Integrating all non-financial data alongside more traditional financial data on a single platform means everyone is working with the same baseline data that is accurate, easily auditable and can be traced right back to its source.
Business users can access models and data that are pertinent to their role and function – controlled right down to specific line items if necessary – they need to share data with others in departments that are further down the value chain and in the central FP&A team. In practice, this typically results in those responsible for processes such as sales planning, supply chain planning and workforce planning developing their own models built around domain-specific business rules, much of which they already have hidden deep in their legacy spreadsheets. However, the critical difference with Connected Planning is such models share data via a single data repository so users are always working with a ‘single source of the truth’. In addition, outputs are immediately accessible to users in other business functions enabling them to effectively collaborate around a single set of reliable data.
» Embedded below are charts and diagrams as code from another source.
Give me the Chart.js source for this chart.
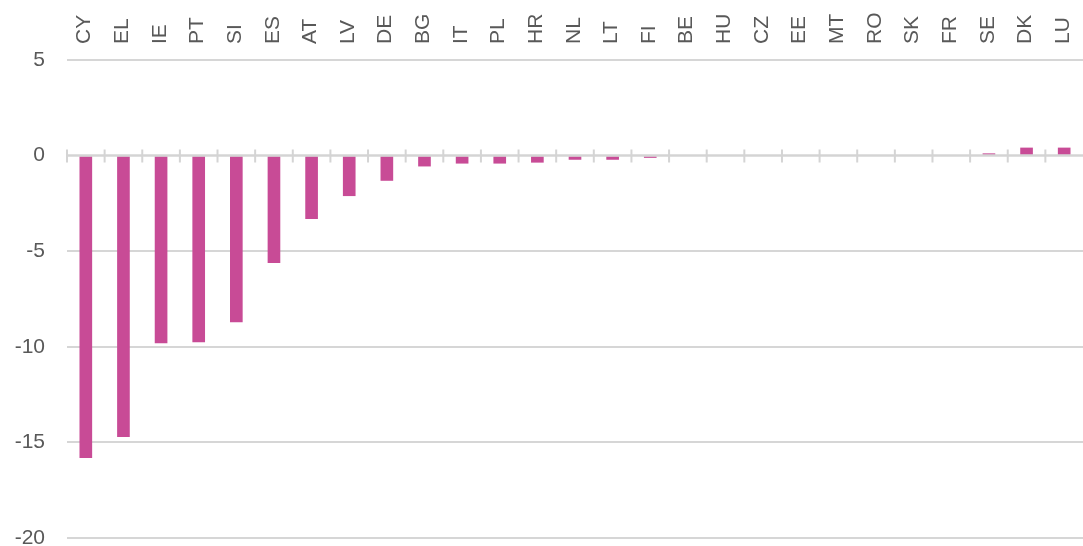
<!DOCTYPE html>
<html>
<head>
<meta charset="utf-8">
<script src="https://cdn.jsdelivr.net/npm/chart.js@4"></script>
<style>
  html, body { margin: 0; padding: 0; background: #fff; }
  #wrap { width: 1083px; height: 546px; position: relative; }
</style>
</head>
<body>
<div id="wrap"><canvas id="myChart"></canvas></div>
<script>
const countries = ['CY','EL','IE','PT','SI','ES','AT','LV','DE','BG','IT','PL','HR','NL','LT','FI','BE','HU','CZ','EE','MT','RO','SK','FR','SE','DK','LU'];
const values = [-15.8, -14.7, -9.8, -9.75, -8.7, -5.6, -3.3, -2.1, -1.3, -0.55, -0.4, -0.4, -0.35, -0.2, -0.2, -0.1, 0, 0, 0, 0, 0, 0, 0, 0, 0.1, 0.4, 0.4];
const yMin = -20, yMax = 5, yStep = 5;

const ctx = document.getElementById('myChart');

// zero line with small crossing ticks between categories
const zeroAxis = {
    id: 'zeroAxis',
    afterDatasetsDraw(chart) {
        const x = chart.scales.x, y = chart.scales.y;
        const y0 = y.getPixelForValue(0);
        const c = chart.ctx;
        const half = (x.getPixelForValue(1) - x.getPixelForValue(0)) / 2;
        c.save();
        c.strokeStyle = '#d4d4d4';
        c.lineWidth = 2.5;
        c.beginPath();
        c.moveTo(chart.chartArea.left, y0);
        c.lineTo(chart.chartArea.right, y0);
        c.stroke();
        c.lineWidth = 2;
        c.beginPath();
        for (let i = 0; i < countries.length; i++) {
            const px = x.getPixelForValue(i) - half;
            c.moveTo(px, y0 - 6);
            c.lineTo(px, y0 + 7);
        }
        c.stroke();
        c.restore();
    }
};

const myChart = new Chart(ctx, {
    type: 'bar',
    data: {
        labels: countries,
        datasets: [{
            data: values,
            backgroundColor: '#c84b96',
            barThickness: 12
        }]
    },
    options: {
        responsive: true,
        maintainAspectRatio: false,
        animation: false,
        layout: { padding: 0 },
        plugins: { legend: { display: false }, tooltip: { enabled: false } },
        scales: {
            x: {
                position: 'top',
                grid: { display: false, drawTicks: false },
                border: { display: false },
                afterFit: (axis) => { axis.height = 60; },
                ticks: {
                    color: '#595959',
                    font: { family: 'Liberation Sans', size: 21 },
                    minRotation: 90,
                    maxRotation: 90,
                    padding: 16,
                    labelOffset: 24,
                    autoSkip: false
                }
            },
            y: {
                min: yMin,
                max: yMax,
                afterFit: (axis) => { axis.width = 67; axis.paddingBottom = 8; axis.paddingTop = 0; },
                grid: {
                    color: (c) => c.tick && c.tick.value === 0 ? 'rgba(0,0,0,0)' : '#d6d6d6',
                    lineWidth: 2,
                    drawTicks: false
                },
                border: { display: false },
                ticks: {
                    stepSize: yStep,
                    color: '#595959',
                    font: { family: 'Liberation Sans', size: 21 },
                    padding: 22
                }
            }
        }
    },
    plugins: [zeroAxis]
});
</script>
</body>
</html>
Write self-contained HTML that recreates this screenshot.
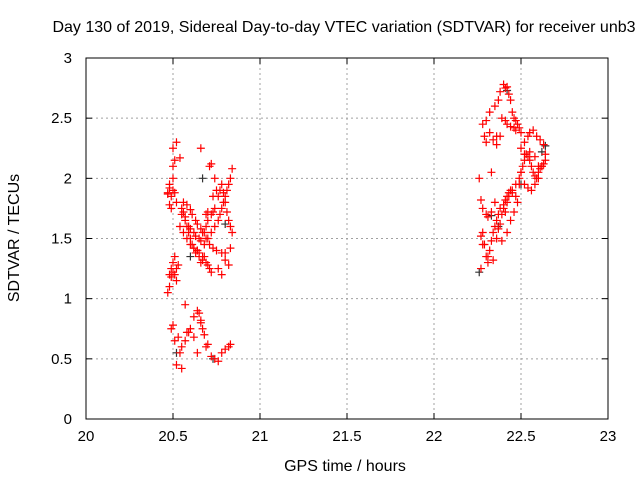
<!DOCTYPE html>
<html><head><meta charset="utf-8"><style>
body{margin:0;background:#fff;}
svg{display:block;font-family:"Liberation Sans",sans-serif;}
</style></head><body>
<svg id="chart" width="640" height="480"></svg>
<script>
const xTicks=[20,20.5,21,21.5,22,22.5,23];
const yTicks=[0,0.5,1,1.5,2,2.5,3];
const redX=[20.47,20.48,20.48,20.49,20.49,20.5,20.5,20.51,20.51,20.52,20.52,20.53,20.48,20.49,20.5,20.51,20.52,20.47,20.48,20.49,20.5,20.5,20.51,20.47,20.48,20.5,20.52,20.54,20.55,20.56,20.57,20.58,20.59,20.6,20.61,20.62,20.63,20.64,20.65,20.66,20.67,20.68,20.69,20.7,20.71,20.72,20.55,20.57,20.59,20.6,20.62,20.63,20.65,20.66,20.68,20.69,20.7,20.72,20.73,20.74,20.56,20.58,20.6,20.61,20.63,20.64,20.66,20.67,20.69,20.71,20.73,20.75,20.54,20.56,20.58,20.6,20.62,20.64,20.65,20.67,20.68,20.7,20.72,20.74,20.76,20.77,20.78,20.79,20.8,20.81,20.82,20.83,20.84,20.76,20.77,20.78,20.79,20.8,20.81,20.82,20.83,20.84,20.78,20.8,20.82,20.76,20.78,20.8,20.83,20.71,20.72,20.74,20.75,20.73,20.7,20.69,20.66,20.5,20.49,20.51,20.53,20.54,20.55,20.57,20.59,20.6,20.62,20.64,20.65,20.66,20.67,20.68,20.7,20.72,20.74,20.76,20.78,20.8,20.82,20.83,20.52,20.55,20.58,20.62,20.66,20.69,20.64,20.57,
22.27,22.28,22.29,22.3,22.31,22.32,22.33,22.27,22.28,22.3,22.31,22.33,22.35,22.27,22.29,22.3,22.32,22.34,22.36,22.28,22.3,22.32,22.35,22.37,22.38,22.4,22.41,22.42,22.43,22.44,22.45,22.46,22.47,22.48,22.49,22.5,22.38,22.39,22.41,22.42,22.44,22.46,22.47,22.36,22.37,22.38,22.4,22.41,22.42,22.43,22.45,22.47,22.49,22.5,22.51,22.52,22.53,22.54,22.55,22.56,22.57,22.58,22.59,22.6,22.61,22.62,22.63,22.64,22.5,22.52,22.54,22.56,22.58,22.6,22.62,22.64,22.5,22.52,22.54,22.55,22.57,22.59,22.61,22.63,22.52,22.55,22.58,22.6,22.33,22.34,22.35,22.36,22.37,22.38,22.39,22.4,22.41,22.42,22.43,22.44,22.45,22.47,22.49,22.26,22.28,22.31,22.34,22.36,22.39,22.42,22.44,22.46,22.48];
const redY=[1.05,1.1,1.2,1.25,1.18,1.22,1.3,1.35,1.2,1.15,1.25,1.28,1.78,1.85,1.9,1.88,1.8,1.87,1.92,1.75,2.0,2.1,2.15,1.88,1.95,2.25,2.3,2.17,1.75,1.72,1.68,1.6,1.55,1.5,1.45,1.42,1.38,1.4,1.35,1.3,1.32,1.35,1.3,1.28,1.25,1.22,1.7,1.65,1.6,1.58,1.55,1.52,1.5,1.48,1.55,1.6,1.65,1.7,1.72,1.75,1.8,1.78,1.74,1.7,1.65,1.62,1.58,1.55,1.5,1.45,1.42,1.4,1.6,1.55,1.5,1.45,1.42,1.4,1.38,1.35,1.45,1.5,1.55,1.6,1.65,1.7,1.75,1.8,1.85,1.9,1.95,2.0,2.08,1.85,1.9,1.95,1.88,1.8,1.72,1.65,1.6,1.55,1.38,1.32,1.28,1.25,1.2,1.38,1.42,2.1,2.12,2.0,1.9,1.85,1.72,1.7,2.25,0.78,0.75,0.65,0.68,0.55,0.6,0.65,0.72,0.75,0.85,0.9,0.88,0.82,0.75,0.7,0.62,0.52,0.5,0.48,0.55,0.58,0.6,0.62,0.45,0.42,0.72,0.68,0.8,0.6,0.55,0.95,1.25,
1.55,1.45,1.35,1.3,1.4,1.48,1.52,1.75,1.7,1.68,1.72,1.8,1.82,2.35,2.3,2.38,2.32,2.28,2.45,2.48,2.55,2.6,2.65,2.72,2.78,2.75,2.76,2.7,2.65,2.55,2.5,2.48,2.45,2.42,2.38,2.35,2.5,2.48,2.45,2.43,2.42,2.4,2.35,1.7,1.75,1.78,1.82,1.85,1.88,1.9,1.95,2.0,2.05,2.1,2.15,2.2,2.18,2.15,2.1,2.05,2.02,2.0,2.05,2.08,2.1,2.12,2.15,2.05,1.95,1.92,1.9,1.95,2.0,2.1,2.2,2.25,2.3,2.35,2.38,2.4,2.35,2.32,2.28,2.2,2.22,2.18,2.1,2.05,1.55,1.6,1.65,1.58,1.62,1.7,1.75,1.72,1.8,1.85,1.9,1.88,1.85,1.95,2.0,1.45,1.35,1.32,1.5,1.48,1.55,1.65,1.72,1.8,1.85];
const grayX=[20.52,20.67,20.8,20.6,20.73,22.26,22.42,22.62,22.64,22.33,22.37,22.5];
const grayY=[0.55,2.0,1.62,1.35,0.5,1.22,2.73,2.22,2.27,1.69,1.6,1.95];
const NS='http://www.w3.org/2000/svg';
const svg=document.getElementById('chart');
const L=86,R=608,T=58,B=419;
const xs=v=>L+(v-20)/3*(R-L);
const ys=v=>B-v/3*(B-T);
function mk(tag,attrs,parent){const e=document.createElementNS(NS,tag);for(const k in attrs)e.setAttribute(k,attrs[k]);(parent||svg).appendChild(e);return e;}
const grid=mk('g',{});


xTicks.forEach(t=>{
  if(t>20&&t<23){const l=mk('line',{x1:xs(t),x2:xs(t),y1:T,y2:B,stroke:'#a0a0a0','stroke-dasharray':'2,3'},grid);
  
  }
  mk('line',{x1:xs(t),x2:xs(t),y1:B,y2:B-6,stroke:'#000'});
  mk('line',{x1:xs(t),x2:xs(t),y1:T,y2:T+6,stroke:'#000'});
  const tx=mk('text',{x:xs(t),y:B+22,'text-anchor':'middle','font-size':'15'});
  tx.textContent=String(t);
  
  
});
yTicks.forEach(t=>{
  if(t>0&&t<3){const l=mk('line',{x1:L,x2:R,y1:ys(t),y2:ys(t),stroke:'#a0a0a0','stroke-dasharray':'2,3'},grid);
  
  }
  mk('line',{x1:L,x2:L+6,y1:ys(t),y2:ys(t),stroke:'#000'});
  mk('line',{x1:R,x2:R-6,y1:ys(t),y2:ys(t),stroke:'#000'});
  const tx=mk('text',{x:L-14,y:ys(t)+5,'text-anchor':'end','font-size':'15'});
  tx.textContent=String(t);
  
  
});
const frame=mk('rect',{x:L,y:T,width:R-L,height:B-T,fill:'none',stroke:'#000'});


function plus(x,y,c,name){
  const p=mk('path',{d:`M${x-4},${y}h8M${x},${y-4}v8`,stroke:c,'stroke-width':'1.2',fill:'none'});
  
  
}
grayX.forEach((v,i)=>plus(xs(v),ys(grayY[i]),'#333','gray-point'));
redX.forEach((v,i)=>plus(xs(v),ys(redY[i]),'#f00','red-point'));
const title=mk('text',{x:344,y:32,'text-anchor':'middle','font-size':'16'});
title.textContent='Day 130 of 2019, Sidereal Day-to-day VTEC variation (SDTVAR) for receiver unb3';


const xl=mk('text',{x:345,y:471,'text-anchor':'middle','font-size':'16'});
xl.textContent='GPS time / hours';


const yl=mk('text',{x:0,y:0,'text-anchor':'middle','font-size':'16',transform:'translate(19,238) rotate(-90)'});
yl.textContent='SDTVAR / TECUs';


</script>
</body></html>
Once users and their planning models are connected across the business, upstream changes made in sales plans flow sequentially into demand forecasts and production plans, while all the time updating workforce planning models and the central budgeting model. Achieving such connectivity will undoubtedly slash the amount of time it takes to plan and budget. But once it is in place you can start to think about how to improve your performance management capabilities. Because it is such a light-touch activity, you may decide to increase the frequency of re-forecasts, and with time may even decide to manage the business using real-time rolling re-forecasts, rather than the more traditional annual budget process. Connected Planning also makes it easier to develop predictive models so the business can explore multiple alternative scenarios. This gives senior management a broader range of strategic choices with full insight into the operational and financial consequences of any decisions they make. This results in a set of contingency plans that can be quickly implemented depending on how circumstances unfold.
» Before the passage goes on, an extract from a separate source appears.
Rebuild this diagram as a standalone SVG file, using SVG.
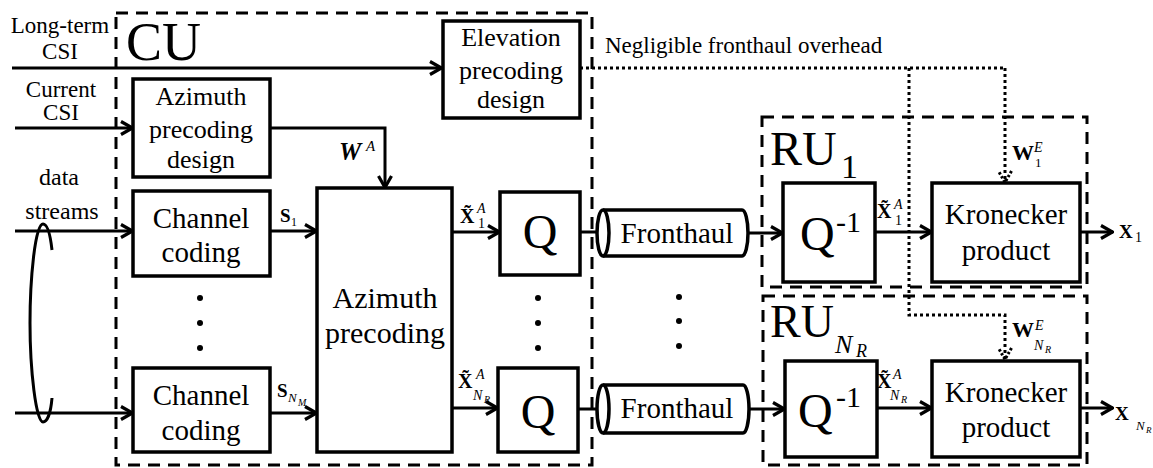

Just like the human brain which suppresses normal activity that does not warrant our attention, advanced analytics, machine learning and statistical methods can significantly reduce the amount of manual intervention required in re-forecasting. Adopting such techniques alongside Connected Planning helps reduce forecasting cycle times. It focuses attention on the exceptional factors that look set to cause the greatest variances in financial performance. Being able to identify such factors early, and explore the possible implications and responses by modelling scenarios using a Connected Planning capability, is exactly the type of agility that helps businesses deliver sustainable profits.
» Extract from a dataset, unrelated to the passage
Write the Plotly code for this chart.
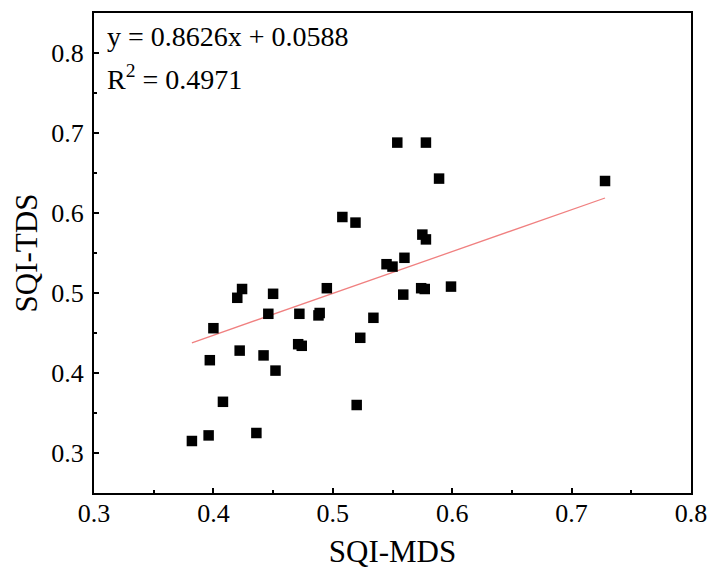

As we have already mentioned the concept of Connected Planning is far from new, having evolved from ‘driver-based planning’ and more recently, ‘integrated planning’. What is new is the recent arrival of easy-to-use technology that is enabling the adoption of Connected Planning at a rapidly accelerating rate. Setting out to build planning capability that I have compared with the wondrous human brain may seem a daunting task, but don’t be deterred. Many implementations start out in a single business function simply replacing a myriad of tangled planning spreadsheets. But once the users have gained a quick win and gain confidence in working with the new technology, they soon start to look to build the all-important connections across the business.